Overall, this book is full of actual concrete advice on how to change your life. I love that there are actually ways listed to improve your relationships, improve your career and so much more. There are many books out there that can resonate with the way you may be feeling, but very few that actually walk you through the steps to make you feel better.”
“There were messages areas Karen calls out in her book that resonated with my own personal journey. As she was describing her early years of wanting to be the text-book child to adult who ‘did all the right things’ and never wanted to disappoint and never said ‘no’, I felt like I was reading about my own self. It’s very easy to exhaust yourself trying to please others and before you know it, you look back and realize you didn’t really do things to please yourself. The other message she shared which made me feel as if I was looking in a mirror was when she was describing her health issues and continued to ignore them only to realize that how she was living her life was part of what was making her so sick. I didn’t have the severity that Karen did but I had terrible stomach pains over the last several years of my career and they really got bad about a year ago. I had all sorts of tests done and nothing came up. My doctor suggested I go on a restrictive diet and give up gluten. Turns out I didn’t have a gluten issue. I love bread! I just had a stress issue. Once I changed that, my problem went away.
I have had to learn to put my ego aside and not think about what may sound good to others not living my life and think about what choosing to do or not do something makes me feel. I have had to learn to think about what my objectives really are and in the short and long term and let that be my guide for how I will act. I think I will always care about doing the ‘right thing’ to some extent. I think I am hard-wired that way. But I at least make the conscious choice to know if it’s the right thing for me.
When setting goals, I don’t get too far ahead of myself.

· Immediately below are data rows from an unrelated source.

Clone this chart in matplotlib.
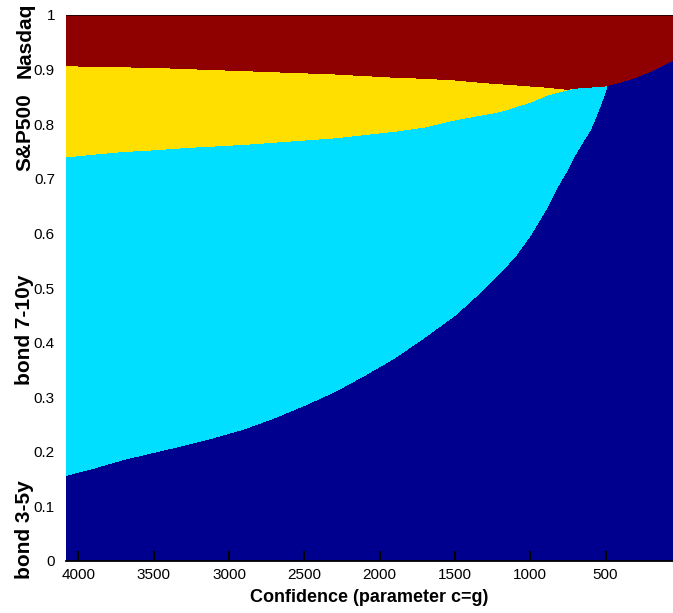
import numpy as np
import matplotlib as mpl
from matplotlib import pyplot as plt

# confidence parameter c=g (x axis runs from high to low)
conf = [4080, 3900, 3700, 3500, 3300, 3100, 2900, 2700, 2500, 2300, 2100,
        1900, 1700, 1500, 1300, 1200, 1100, 1000, 900, 800, 750, 700, 650,
        600, 550, 500, 490, 400, 300, 200, 100, 50]

# portfolio weights
bond35 = [.157, .170, .186, .199, .212, .226, .242, .262, .285, .310, .340,
          .372, .410, .450, .500, .528, .558, .596, .642, .695, .718, .745, .768,
          .790, .823, .860, .871, .877, .886, .897, .910, .918]
bond710 = [.583, .575, .564, .554, .545, .534, .521, .505, .486, .465, .441,
           .415, .385, .358, .318, .295, .274, .244, .210, .165, .145, .121, .099,
           .078, .046, .010, 0, 0, 0, 0, 0, 0]
sp500 = [.167, .161, .155, .151, .145, .140, .135, .129, .123, .117, .108,
         .099, .089, .073, .058, .051, .040, .030, .016, .005, .001, 0, 0,
         0, 0, 0, 0, 0, 0, 0, 0, 0]
nasdaq = [.093, .094, .095, .096, .098, .100, .102, .104, .106, .108, .111,
          .114, .116, .119, .124, .126, .128, .130, .132, .135, .136, .134, .133,
          .132, .131, .130, .129, .123, .114, .103, .090, .082]

asset_names = ['bond 3-5y', 'bond 7-10y', 'S&P500', 'Nasdaq']
colors = ['#00008F', '#00DFFF', '#FFDF00', '#8F0000']

xticks = [4000, 3500, 3000, 2500, 2000, 1500, 1000, 500]
yticks = np.arange(0, 1.01, 0.1)


def main():
    plt.rcParams['font.family'] = ['Liberation Sans', 'DejaVu Sans']

    fig = plt.figure(figsize=(6.73, 6.13), dpi=100)
    ax = fig.add_axes([66/673, 52/613, 607/673, 546/613])

    ax.stackplot(conf, bond35, bond710, sp500, nasdaq, colors=colors,
                 linewidth=0, antialiased=False, zorder=0)

    ax.set_xlim(4083, 52)
    ax.set_ylim(0, 1)
    ax.set_xticks(xticks)
    ax.set_xticklabels([str(t) for t in xticks])
    ax.set_yticks(yticks)
    ax.set_yticklabels(['0'] + ['%.1f' % v for v in yticks[1:-1]] + ['1'])
    ax.tick_params(labelsize=11)
    ax.tick_params(axis='x', direction='in', length=7, width=1.5,
                   color='black', pad=5)
    ax.tick_params(axis='y', pad=8, length=0)

    for side in ['left', 'right']:
        ax.spines[side].set_visible(False)
    ax.spines['top'].set_linewidth(0.5)
    ax.spines['bottom'].set_linewidth(1.3)

    ax.set_xlabel('Confidence (parameter c=g)', fontsize=13, fontweight='bold', labelpad=5)

    # asset names as rotated labels on the left
    label_y = [0.058, 0.423, 0.786, 0.954]
    for name, yv in zip(asset_names, label_y):
        ax.text(-0.068, yv, name, transform=ax.get_yaxis_transform(),
                rotation=90, ha='center', va='center', fontsize=15,
                fontweight='bold')

    plt.savefig('out.png', dpi=100)


if __name__ == "__main__":
    main()
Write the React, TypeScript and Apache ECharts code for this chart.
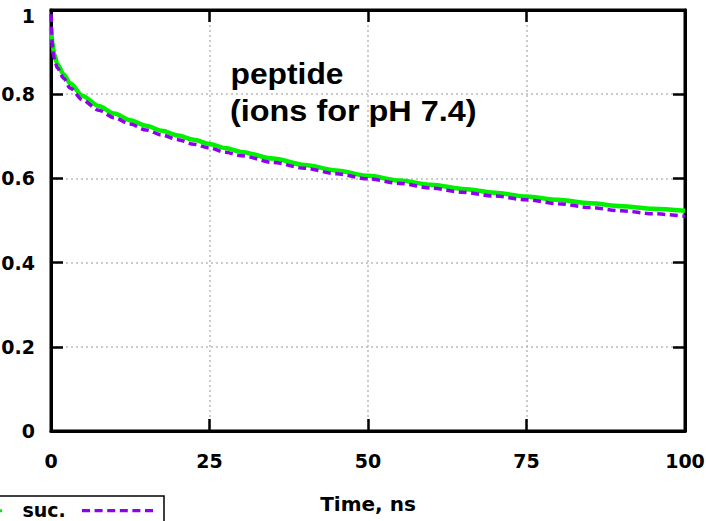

It’s easy to psych yourself out if you are thinking about something really big that is in the distance and come up with 100 things that could go wrong (another personal challenge for me). So I try to look at my goals in shorter sprints (or chapters). This way they are realistic and I can get a more instant gratification for achieving the goal and also figuring out if the longer journey is still the direction I want to take. It’s a lot easier to shift course if you are taking smaller steps and evaluating along the way.